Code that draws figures
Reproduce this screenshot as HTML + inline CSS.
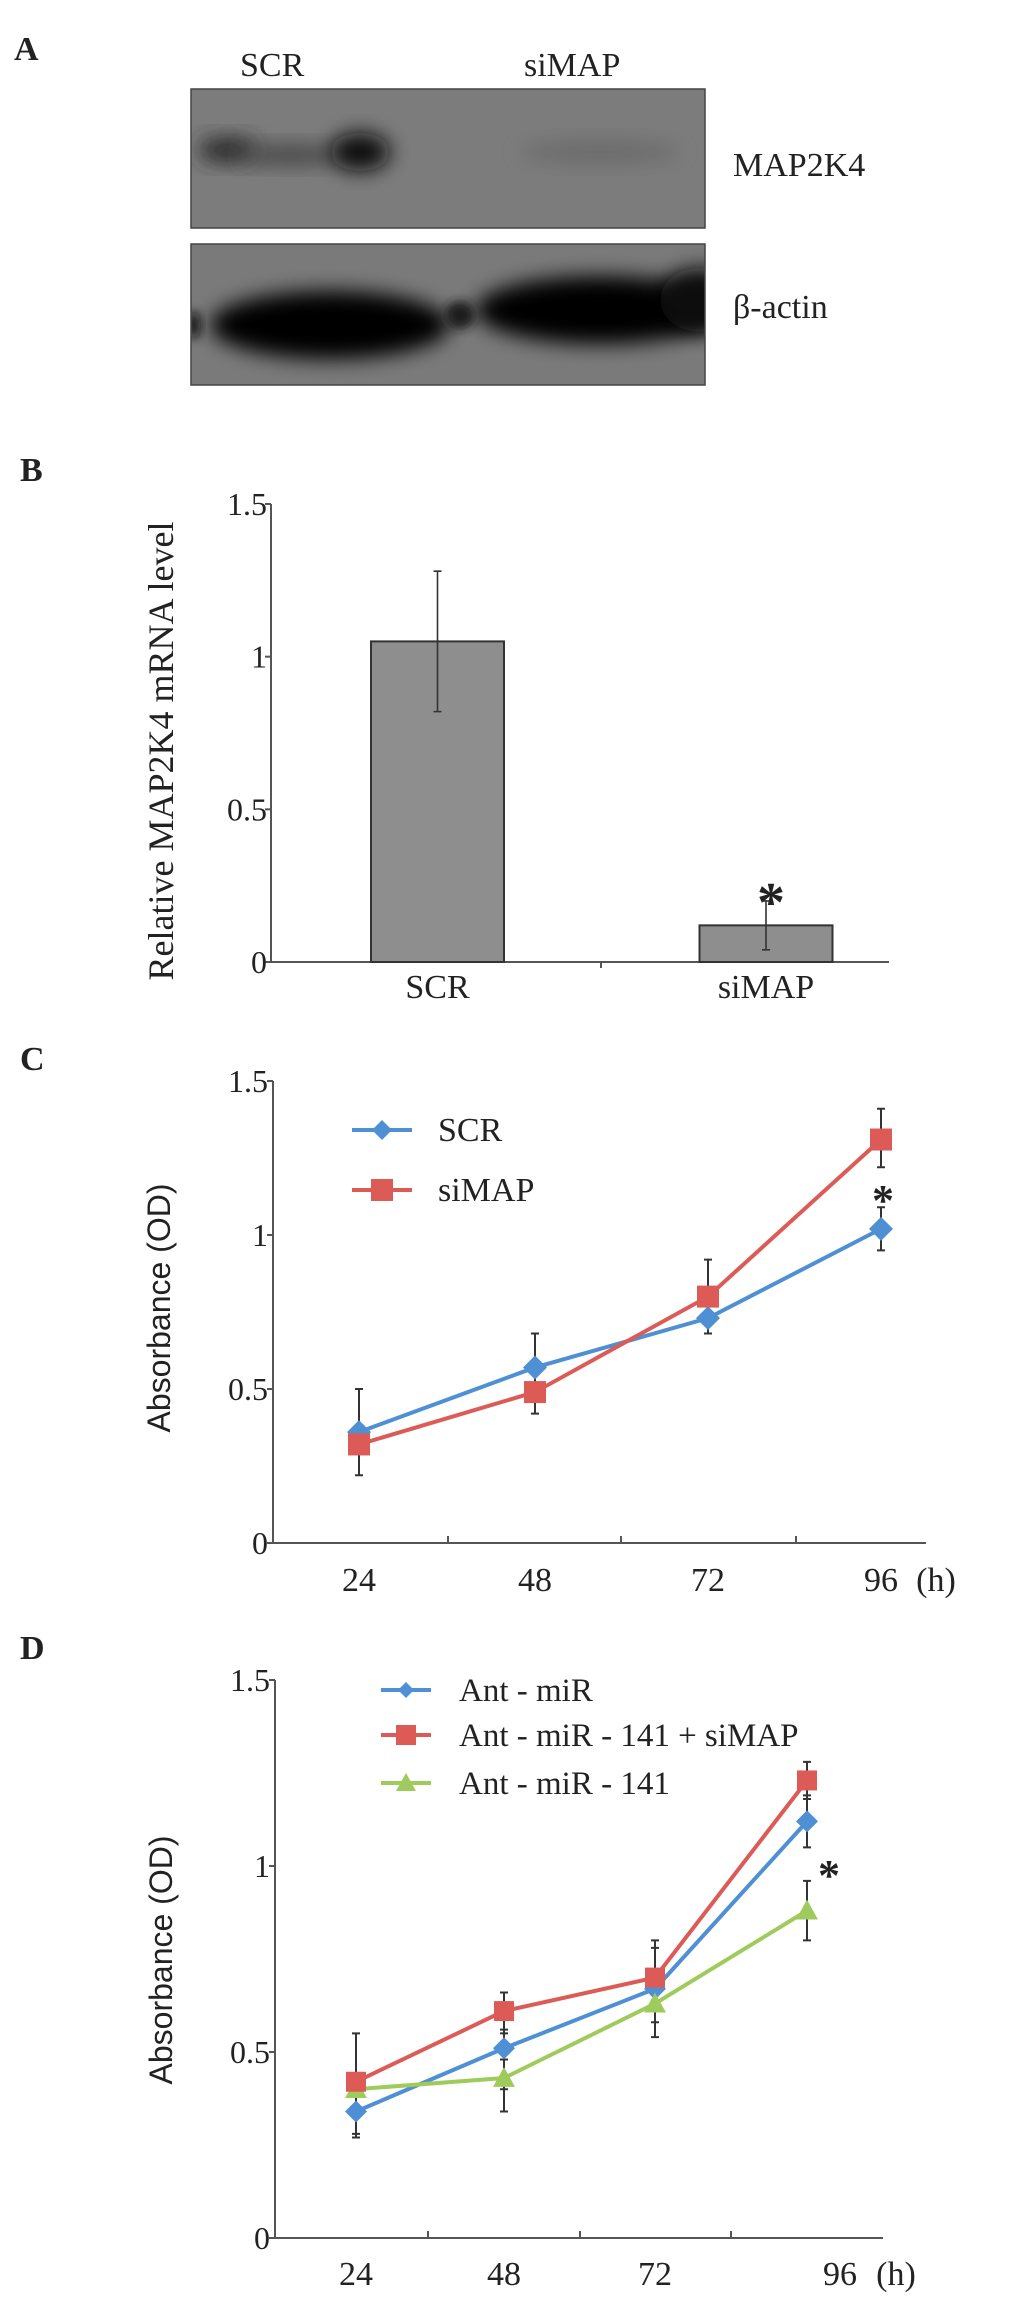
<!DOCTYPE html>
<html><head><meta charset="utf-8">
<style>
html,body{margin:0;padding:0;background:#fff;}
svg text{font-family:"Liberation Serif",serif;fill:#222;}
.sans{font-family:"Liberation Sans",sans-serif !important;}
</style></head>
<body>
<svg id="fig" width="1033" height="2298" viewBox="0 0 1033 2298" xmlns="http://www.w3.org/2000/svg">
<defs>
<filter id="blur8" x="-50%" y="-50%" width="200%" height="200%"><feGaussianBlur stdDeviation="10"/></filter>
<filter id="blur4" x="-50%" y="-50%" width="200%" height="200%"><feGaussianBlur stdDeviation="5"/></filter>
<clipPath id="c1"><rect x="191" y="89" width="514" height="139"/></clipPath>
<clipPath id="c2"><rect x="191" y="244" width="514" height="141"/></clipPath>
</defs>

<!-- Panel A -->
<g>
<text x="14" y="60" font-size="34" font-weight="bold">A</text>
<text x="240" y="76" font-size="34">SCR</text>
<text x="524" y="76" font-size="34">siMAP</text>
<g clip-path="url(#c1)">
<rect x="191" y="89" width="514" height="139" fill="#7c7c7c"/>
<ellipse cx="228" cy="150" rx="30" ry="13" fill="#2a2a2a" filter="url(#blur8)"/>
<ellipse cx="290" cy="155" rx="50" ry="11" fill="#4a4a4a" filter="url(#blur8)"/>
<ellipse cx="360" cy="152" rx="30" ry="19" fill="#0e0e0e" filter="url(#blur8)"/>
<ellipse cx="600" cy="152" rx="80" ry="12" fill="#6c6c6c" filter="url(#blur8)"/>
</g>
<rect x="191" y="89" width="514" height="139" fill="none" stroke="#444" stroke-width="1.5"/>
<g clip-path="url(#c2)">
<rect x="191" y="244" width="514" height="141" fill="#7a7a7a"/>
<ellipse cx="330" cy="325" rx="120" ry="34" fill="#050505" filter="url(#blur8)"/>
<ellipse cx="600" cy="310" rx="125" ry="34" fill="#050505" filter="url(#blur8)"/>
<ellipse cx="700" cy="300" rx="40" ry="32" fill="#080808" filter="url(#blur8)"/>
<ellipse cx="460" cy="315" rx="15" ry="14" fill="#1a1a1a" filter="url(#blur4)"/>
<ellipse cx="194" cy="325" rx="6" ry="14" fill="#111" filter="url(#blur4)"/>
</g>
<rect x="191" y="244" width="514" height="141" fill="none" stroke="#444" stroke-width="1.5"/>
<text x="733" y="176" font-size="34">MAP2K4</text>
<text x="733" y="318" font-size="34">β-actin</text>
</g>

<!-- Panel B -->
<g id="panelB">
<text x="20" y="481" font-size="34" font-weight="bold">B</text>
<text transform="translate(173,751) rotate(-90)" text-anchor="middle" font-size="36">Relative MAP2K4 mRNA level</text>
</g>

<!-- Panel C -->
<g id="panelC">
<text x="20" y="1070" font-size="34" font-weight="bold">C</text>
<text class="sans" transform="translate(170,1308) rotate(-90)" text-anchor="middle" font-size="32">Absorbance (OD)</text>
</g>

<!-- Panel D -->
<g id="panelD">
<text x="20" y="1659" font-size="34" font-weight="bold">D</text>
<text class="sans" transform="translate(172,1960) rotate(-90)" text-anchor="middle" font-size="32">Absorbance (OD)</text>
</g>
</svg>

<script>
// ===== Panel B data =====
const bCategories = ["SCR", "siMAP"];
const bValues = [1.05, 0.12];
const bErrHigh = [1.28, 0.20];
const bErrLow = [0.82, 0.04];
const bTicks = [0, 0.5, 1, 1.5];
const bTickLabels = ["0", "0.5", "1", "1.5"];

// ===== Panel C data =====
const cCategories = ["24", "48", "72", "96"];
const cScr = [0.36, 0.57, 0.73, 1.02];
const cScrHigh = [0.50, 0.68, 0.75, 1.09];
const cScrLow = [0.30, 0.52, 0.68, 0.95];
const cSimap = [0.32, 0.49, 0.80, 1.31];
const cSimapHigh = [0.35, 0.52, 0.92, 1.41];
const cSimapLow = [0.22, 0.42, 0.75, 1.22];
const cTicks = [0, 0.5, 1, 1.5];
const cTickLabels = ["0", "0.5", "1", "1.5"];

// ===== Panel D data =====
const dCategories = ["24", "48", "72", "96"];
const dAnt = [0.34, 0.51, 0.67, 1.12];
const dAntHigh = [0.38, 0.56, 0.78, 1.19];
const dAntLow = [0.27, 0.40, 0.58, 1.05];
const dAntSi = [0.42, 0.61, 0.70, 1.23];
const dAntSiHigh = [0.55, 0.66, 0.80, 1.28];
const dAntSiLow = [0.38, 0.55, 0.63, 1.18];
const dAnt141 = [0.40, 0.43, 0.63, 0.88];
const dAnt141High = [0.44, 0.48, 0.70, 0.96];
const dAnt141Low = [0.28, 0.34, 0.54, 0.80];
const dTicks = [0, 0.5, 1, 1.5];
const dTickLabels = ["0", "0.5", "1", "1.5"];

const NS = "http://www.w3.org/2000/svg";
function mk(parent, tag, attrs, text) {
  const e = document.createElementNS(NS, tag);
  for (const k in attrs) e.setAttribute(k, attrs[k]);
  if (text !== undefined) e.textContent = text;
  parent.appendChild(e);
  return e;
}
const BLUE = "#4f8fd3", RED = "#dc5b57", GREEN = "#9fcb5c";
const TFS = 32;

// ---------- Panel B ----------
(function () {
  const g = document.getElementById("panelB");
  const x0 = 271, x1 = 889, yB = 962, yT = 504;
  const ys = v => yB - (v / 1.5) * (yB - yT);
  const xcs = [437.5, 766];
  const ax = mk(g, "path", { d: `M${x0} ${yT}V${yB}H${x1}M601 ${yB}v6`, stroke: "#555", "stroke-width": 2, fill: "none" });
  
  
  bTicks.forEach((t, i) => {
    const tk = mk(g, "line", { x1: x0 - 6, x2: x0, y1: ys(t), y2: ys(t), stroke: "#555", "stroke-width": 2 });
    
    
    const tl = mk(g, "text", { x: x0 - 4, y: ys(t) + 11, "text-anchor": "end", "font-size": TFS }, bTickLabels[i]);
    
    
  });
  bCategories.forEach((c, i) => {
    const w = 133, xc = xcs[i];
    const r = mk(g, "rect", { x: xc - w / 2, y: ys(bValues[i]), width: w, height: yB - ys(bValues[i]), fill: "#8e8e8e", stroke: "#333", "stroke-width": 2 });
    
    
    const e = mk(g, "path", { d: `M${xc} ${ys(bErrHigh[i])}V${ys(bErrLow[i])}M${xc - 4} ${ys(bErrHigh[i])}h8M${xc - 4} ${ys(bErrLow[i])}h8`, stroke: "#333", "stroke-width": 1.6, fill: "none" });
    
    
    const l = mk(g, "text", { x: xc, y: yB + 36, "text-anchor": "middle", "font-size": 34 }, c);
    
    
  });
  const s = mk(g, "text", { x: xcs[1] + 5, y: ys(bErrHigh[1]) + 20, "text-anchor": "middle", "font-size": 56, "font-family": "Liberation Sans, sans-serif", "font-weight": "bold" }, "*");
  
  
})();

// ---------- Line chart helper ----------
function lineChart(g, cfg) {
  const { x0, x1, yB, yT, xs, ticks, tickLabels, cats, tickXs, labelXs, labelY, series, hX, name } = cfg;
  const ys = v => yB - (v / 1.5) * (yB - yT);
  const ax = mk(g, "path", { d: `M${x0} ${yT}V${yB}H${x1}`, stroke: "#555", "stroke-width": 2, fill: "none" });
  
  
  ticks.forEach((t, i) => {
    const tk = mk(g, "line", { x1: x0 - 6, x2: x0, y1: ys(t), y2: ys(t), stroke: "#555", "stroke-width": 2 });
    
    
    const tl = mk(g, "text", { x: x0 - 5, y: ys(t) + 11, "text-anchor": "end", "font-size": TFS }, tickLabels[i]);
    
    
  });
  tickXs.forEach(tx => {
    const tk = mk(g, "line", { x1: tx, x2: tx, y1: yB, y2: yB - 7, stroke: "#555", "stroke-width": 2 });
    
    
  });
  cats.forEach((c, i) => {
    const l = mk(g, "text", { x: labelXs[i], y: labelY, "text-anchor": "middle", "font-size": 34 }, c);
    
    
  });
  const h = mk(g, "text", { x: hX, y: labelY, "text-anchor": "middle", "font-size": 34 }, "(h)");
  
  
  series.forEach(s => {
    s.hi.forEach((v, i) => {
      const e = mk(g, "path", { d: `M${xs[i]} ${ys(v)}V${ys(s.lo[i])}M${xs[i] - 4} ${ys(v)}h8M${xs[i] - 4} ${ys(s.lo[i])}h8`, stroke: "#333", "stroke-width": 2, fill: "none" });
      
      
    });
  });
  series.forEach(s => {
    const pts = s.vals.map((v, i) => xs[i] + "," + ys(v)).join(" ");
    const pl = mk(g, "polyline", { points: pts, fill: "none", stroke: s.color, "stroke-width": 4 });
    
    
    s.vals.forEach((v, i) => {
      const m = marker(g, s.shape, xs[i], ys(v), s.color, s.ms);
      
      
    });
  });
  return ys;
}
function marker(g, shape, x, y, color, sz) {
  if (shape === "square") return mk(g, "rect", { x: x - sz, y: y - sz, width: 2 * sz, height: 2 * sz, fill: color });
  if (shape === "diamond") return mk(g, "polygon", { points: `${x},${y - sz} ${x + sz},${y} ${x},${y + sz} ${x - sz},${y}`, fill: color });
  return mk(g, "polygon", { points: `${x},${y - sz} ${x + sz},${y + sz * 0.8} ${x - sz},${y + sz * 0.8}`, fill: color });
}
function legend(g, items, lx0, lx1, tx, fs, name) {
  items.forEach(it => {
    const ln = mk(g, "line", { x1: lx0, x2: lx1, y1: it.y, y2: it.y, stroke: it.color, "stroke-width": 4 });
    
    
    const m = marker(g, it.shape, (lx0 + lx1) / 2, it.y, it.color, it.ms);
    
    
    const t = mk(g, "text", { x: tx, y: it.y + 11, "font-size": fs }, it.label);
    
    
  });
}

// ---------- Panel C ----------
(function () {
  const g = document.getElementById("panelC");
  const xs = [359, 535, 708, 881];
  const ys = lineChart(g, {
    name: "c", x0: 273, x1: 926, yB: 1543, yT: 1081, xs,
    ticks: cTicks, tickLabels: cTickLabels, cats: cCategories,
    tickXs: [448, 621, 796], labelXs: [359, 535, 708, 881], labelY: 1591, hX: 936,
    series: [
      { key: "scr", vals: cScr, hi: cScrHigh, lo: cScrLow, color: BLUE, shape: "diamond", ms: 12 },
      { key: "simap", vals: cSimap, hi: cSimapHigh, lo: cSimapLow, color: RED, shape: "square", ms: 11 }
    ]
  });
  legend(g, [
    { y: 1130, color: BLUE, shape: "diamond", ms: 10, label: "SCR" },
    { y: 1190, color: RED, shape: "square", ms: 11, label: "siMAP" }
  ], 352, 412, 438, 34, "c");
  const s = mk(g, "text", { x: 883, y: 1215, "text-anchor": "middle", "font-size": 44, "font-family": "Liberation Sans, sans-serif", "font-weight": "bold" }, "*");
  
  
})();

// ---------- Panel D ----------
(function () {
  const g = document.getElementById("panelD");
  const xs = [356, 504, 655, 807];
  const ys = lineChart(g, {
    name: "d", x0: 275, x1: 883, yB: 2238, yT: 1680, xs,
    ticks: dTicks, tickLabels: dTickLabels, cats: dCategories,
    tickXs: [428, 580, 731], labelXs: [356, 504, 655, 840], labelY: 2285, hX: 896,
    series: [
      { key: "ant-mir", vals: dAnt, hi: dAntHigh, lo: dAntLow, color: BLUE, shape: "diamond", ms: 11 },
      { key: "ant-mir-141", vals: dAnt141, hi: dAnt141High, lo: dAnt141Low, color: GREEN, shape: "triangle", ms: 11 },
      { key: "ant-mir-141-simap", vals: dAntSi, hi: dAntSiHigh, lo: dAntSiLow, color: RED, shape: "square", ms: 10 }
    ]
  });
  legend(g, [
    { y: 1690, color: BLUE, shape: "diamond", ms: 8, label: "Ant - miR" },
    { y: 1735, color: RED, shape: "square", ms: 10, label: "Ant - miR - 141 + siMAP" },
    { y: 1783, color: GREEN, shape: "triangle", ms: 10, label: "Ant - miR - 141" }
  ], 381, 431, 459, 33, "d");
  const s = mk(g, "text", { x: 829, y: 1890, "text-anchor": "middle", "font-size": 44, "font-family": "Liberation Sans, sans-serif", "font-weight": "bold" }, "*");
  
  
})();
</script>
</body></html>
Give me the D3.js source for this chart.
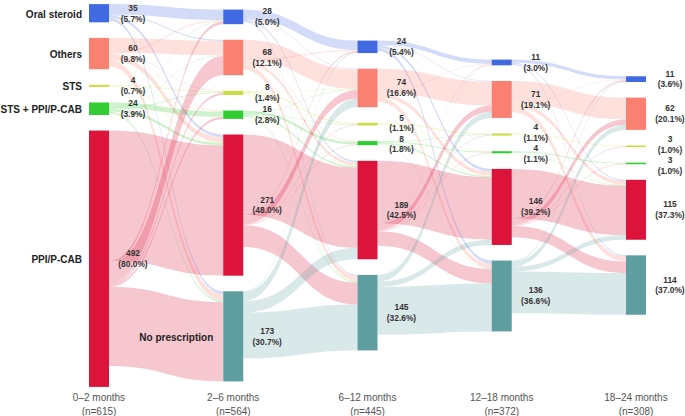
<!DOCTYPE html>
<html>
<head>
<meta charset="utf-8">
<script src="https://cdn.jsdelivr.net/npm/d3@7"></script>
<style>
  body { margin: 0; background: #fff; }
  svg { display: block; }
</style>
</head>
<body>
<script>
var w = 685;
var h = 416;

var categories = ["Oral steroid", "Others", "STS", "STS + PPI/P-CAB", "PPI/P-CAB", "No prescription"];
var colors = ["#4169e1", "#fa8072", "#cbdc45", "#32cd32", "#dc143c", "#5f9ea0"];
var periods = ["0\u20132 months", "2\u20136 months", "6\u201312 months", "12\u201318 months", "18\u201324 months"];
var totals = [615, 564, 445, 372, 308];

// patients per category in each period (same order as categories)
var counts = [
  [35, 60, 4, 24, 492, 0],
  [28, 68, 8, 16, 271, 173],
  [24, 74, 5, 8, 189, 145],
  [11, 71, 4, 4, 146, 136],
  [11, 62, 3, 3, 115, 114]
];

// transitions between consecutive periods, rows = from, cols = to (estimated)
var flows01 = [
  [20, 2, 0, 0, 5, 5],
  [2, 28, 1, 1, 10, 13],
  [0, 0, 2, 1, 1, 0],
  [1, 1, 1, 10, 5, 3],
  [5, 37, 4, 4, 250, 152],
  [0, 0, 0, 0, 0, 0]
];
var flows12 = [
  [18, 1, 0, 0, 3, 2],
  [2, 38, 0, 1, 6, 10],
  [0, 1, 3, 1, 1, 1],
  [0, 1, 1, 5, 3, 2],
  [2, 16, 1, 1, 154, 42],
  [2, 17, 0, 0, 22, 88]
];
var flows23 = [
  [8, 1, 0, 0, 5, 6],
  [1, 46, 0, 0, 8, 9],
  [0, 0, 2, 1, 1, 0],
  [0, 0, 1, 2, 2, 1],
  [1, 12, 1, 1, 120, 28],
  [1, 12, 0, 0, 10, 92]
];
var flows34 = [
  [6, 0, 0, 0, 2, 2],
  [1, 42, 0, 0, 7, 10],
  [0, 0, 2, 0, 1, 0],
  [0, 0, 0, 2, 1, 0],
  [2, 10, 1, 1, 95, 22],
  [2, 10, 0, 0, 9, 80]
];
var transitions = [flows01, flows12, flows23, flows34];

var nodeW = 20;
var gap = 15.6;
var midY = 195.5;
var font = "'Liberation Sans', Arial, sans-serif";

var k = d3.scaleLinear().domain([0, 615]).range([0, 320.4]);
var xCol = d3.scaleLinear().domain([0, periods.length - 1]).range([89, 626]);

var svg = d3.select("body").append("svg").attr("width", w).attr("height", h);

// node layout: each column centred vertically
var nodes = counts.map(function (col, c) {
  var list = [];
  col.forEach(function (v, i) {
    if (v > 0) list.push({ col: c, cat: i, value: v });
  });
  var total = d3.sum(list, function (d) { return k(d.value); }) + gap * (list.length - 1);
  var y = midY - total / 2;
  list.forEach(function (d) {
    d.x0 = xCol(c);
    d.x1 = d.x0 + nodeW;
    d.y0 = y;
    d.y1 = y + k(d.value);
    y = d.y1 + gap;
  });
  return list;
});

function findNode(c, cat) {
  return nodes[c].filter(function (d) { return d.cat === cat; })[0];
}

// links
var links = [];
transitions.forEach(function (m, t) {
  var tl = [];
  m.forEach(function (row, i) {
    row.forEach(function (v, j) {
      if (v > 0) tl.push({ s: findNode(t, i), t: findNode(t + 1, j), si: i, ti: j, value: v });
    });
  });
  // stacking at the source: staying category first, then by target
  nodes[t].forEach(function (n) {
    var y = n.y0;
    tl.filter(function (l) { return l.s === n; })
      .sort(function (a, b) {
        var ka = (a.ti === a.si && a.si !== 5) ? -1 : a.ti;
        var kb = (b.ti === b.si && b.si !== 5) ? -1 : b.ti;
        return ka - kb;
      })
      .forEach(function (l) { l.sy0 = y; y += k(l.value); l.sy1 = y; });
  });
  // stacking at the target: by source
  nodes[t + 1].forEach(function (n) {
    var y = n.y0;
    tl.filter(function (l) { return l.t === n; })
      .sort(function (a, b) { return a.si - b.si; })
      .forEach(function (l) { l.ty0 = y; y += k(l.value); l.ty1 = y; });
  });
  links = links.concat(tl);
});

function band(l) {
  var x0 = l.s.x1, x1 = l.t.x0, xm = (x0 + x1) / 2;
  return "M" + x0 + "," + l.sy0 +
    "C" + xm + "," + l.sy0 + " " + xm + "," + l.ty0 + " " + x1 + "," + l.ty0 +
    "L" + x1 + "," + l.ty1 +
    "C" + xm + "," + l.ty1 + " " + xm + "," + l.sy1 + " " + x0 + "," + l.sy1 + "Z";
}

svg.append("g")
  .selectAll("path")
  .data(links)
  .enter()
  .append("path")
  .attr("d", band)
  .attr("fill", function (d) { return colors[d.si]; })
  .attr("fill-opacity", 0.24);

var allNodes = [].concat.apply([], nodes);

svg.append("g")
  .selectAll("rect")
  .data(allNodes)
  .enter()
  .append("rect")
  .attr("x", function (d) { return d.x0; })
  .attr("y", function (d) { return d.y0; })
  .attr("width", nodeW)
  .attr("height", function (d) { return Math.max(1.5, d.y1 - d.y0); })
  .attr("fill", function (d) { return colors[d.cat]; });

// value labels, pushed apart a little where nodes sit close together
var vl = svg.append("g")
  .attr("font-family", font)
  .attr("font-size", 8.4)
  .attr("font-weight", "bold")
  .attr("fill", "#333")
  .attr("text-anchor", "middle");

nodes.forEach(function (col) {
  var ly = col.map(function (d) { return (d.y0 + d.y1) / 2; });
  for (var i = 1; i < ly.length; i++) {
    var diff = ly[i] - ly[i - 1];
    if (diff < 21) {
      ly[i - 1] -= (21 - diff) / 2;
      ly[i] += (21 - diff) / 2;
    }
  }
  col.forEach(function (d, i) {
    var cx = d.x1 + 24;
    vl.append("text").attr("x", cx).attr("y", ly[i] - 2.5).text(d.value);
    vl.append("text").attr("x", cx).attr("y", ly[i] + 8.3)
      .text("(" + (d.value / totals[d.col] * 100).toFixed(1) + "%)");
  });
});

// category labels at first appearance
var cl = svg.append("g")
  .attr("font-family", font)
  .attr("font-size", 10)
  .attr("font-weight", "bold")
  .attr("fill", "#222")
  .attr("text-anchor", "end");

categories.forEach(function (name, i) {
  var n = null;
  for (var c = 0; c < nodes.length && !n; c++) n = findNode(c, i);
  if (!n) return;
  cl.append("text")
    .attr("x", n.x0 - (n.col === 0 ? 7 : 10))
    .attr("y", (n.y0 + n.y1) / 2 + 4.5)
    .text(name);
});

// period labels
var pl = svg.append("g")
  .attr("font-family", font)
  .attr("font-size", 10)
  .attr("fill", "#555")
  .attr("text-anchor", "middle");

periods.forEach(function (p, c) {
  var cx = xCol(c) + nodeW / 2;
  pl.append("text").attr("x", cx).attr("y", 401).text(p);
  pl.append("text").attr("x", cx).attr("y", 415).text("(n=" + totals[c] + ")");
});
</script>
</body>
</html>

◆ YOUR GOAL: Copy exactly the part of the material above that opens with the line containing "Give me the D3.js source for this chart." and closes with the line containing "var h = 416;", ends included. Drop the images.

◆ SOLUTION TO THIS PROBLEM:
Give me the D3.js source for this chart.
<!DOCTYPE html>
<html>
<head>
<meta charset="utf-8">
<script src="https://cdn.jsdelivr.net/npm/d3@7"></script>
<style>
  body { margin: 0; background: #fff; }
  svg { display: block; }
</style>
</head>
<body>
<script>
var w = 685;
var h = 416;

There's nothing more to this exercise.